- EXERCISE DIRECTIONS -
Print, word for word, the opening line of the data below and every line after it through the line that contains "from matplotlib.transforms import offset_copy", but not the pictures.

[start of SOURCE MATERIAL]

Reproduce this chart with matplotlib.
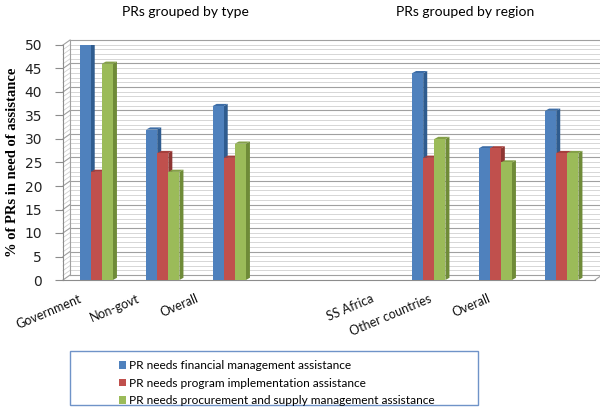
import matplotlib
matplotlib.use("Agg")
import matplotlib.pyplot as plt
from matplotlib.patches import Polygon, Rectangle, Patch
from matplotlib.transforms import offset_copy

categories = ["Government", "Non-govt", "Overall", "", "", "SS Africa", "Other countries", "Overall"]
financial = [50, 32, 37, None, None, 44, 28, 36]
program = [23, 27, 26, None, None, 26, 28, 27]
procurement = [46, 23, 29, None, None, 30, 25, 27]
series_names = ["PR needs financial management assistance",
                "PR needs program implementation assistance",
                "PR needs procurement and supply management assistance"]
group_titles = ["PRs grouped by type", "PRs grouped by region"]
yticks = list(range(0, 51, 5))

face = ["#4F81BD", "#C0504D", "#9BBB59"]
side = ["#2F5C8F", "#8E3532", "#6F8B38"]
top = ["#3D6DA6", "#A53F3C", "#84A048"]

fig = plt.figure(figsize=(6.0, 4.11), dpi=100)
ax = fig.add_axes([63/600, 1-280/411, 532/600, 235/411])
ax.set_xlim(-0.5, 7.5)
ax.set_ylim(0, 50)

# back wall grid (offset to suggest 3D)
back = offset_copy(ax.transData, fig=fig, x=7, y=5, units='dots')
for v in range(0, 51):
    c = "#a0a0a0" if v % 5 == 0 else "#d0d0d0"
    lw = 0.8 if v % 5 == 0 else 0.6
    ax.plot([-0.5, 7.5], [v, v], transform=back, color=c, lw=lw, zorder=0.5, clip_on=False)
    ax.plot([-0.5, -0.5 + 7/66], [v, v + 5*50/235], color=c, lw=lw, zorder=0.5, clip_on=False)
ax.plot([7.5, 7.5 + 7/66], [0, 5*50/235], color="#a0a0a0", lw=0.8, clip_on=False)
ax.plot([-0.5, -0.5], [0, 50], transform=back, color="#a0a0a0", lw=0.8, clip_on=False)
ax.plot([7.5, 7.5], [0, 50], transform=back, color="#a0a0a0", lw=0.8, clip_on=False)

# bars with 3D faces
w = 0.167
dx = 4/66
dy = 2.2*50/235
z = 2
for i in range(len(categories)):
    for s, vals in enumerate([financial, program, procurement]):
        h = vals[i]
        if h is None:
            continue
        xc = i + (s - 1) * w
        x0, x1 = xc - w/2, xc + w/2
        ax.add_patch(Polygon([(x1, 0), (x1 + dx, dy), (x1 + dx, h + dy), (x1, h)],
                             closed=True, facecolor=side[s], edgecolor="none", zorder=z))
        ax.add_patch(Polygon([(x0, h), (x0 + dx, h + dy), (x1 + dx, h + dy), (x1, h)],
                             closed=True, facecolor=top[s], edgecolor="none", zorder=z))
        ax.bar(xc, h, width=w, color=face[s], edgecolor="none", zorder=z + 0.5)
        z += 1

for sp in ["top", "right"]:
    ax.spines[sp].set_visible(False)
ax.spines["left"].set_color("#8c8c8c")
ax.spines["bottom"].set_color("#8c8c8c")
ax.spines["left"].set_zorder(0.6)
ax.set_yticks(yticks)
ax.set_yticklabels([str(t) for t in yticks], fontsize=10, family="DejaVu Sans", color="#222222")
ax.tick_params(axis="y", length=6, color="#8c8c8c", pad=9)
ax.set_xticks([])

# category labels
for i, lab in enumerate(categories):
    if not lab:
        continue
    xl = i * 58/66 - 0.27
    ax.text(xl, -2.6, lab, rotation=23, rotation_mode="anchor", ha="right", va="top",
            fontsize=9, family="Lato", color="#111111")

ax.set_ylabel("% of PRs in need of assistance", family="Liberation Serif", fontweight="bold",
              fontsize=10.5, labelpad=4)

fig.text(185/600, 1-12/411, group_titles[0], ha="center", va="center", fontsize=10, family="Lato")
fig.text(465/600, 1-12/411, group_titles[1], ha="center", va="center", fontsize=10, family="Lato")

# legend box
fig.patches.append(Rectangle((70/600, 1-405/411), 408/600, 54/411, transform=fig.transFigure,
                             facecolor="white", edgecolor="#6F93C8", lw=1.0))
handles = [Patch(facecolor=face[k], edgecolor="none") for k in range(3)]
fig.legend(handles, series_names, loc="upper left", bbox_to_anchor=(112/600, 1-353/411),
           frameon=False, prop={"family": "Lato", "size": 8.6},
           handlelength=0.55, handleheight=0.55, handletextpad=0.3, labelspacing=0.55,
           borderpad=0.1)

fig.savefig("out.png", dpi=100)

[end of SOURCE MATERIAL]

- RESULT OF THIS TASK -
Reproduce this chart with matplotlib.
import matplotlib
matplotlib.use("Agg")
import matplotlib.pyplot as plt
from matplotlib.patches import Polygon, Rectangle, Patch
from matplotlib.transforms import offset_copy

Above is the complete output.